What to do about Atlantic City? With the news of four casino closings this year—and a fifth expected—the question is on the minds of many. Governor Chris Christie and a gaggle of political and business-leaders are gathering on a regular basis to seek answers. There’s no shortage of theorists on the future of Atlantic City, but the man who stands firmly at Ground Zero is Don Guardian, who was sworn in as the city’s 40th mayor in January. I recently had the chance to ask the 63-year-old mayor about his city’s future.
Steve Adubato: Are there any realistic scenarios for reopening any of the recently shuttered casinos?
Don Guardian: I don’t think there is any doubt that Revel is coming back. It is the most architecturally significant building in Atlantic City in the 35 years of gaming here. It needs the right owner and the right management company as a casino. I am confident we will see a casino open there in the spring.
SA: What about the other Boardwalk properties?
DG: Atlantic Club has a good chance [to come back] with individual owners. Showboat has had a couple of creative offers, not necessarily tied in with the casino, but with the House of Blues and other entertainment venues. The concept of Latitude 360, a state-of-the art restaurant and entertainment destination is a possibility.
SA: Who is responsible for keeping the dormant buildings in shape and the taxes paid?
DG: The people who own them cover the expenses. But then the question is, do you keep it as a hotel? Do you turn it into condos or a time share? Or a combo of all three? Another question is whether it is time to take down Trump Plaza, which would open up the center of town and allow us to connect the Boardwalk to the outlet stores and create a plaza and entertainment zone. Everything is on the table in terms of what is the best use for the property.
SA: What must Atlantic City do to win back gamblers lost to neighboring states?
DG: Places in Atlantic City like Borgata, Golden Nugget and Resorts have invested millions of dollars in their properties. They don’t see themselves as casinos. They see themselves as resorts with high thread count linens and great mattresses. Add to that nightclubs, spas, convention space and restaurants run by chefs you see on TV and these properties are well-designed for the future. They realized that the mix needs to go more toward non-gaming than gaming. Another draw will be new developments like the Bass Pro Shops that is planned for the end of the Expressway. Also, we are going to be focusing more on special events.

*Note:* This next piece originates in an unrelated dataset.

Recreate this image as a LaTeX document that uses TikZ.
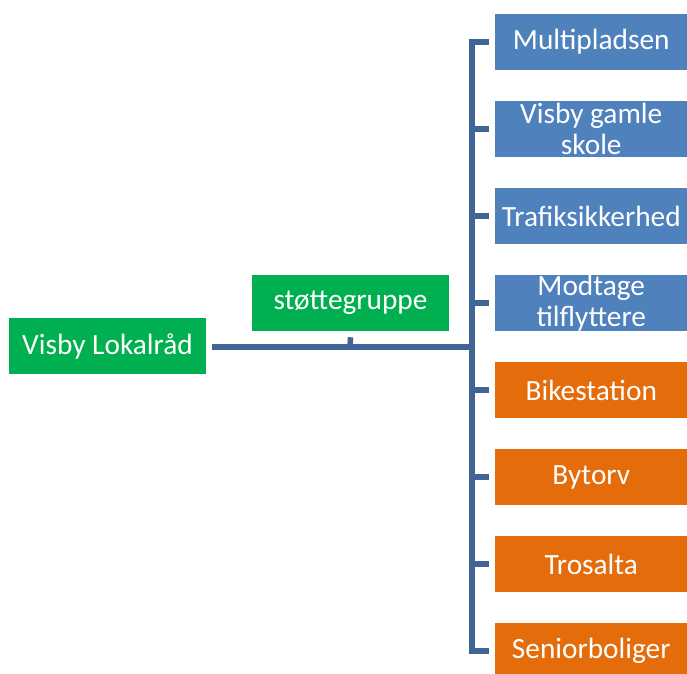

SA: What special events are working?
DG: The air show brought in 800,000 people. The Miss America pageant brought in 100,000. The triathlon was also a great draw. But the events that really stood out were the Blake Shelton and Lady Antebellum concerts, which brought in $23 million in just four days. And now is the time to get additional flights into Atlantic City so it is easier for people to fly here. We need to take advantage of the warm months for the Boardwalk, the beach, fishing and water sports. For the winter months, we have the convention and conference center.
SA: How has the state supported Atlantic City?
DG: The state provided $20 million in cash for the city so we didn’t have to raise the taxes as high as we originally thought we would. It was also instrumental in providing funding for Boardwalk and seawall reparation. I couldn’t ask for more support from Governor Chris Christie or Senate President Steve Sweeney. They call or e-mail on a weekly basis to ask how they can help. When it came down to the tough times, when people became unemployed with the casinos closing, the commissioner of labor and more than 50 people from Trenton came and set up stations to help people transition to unemployment, find new jobs and learn about available health plans.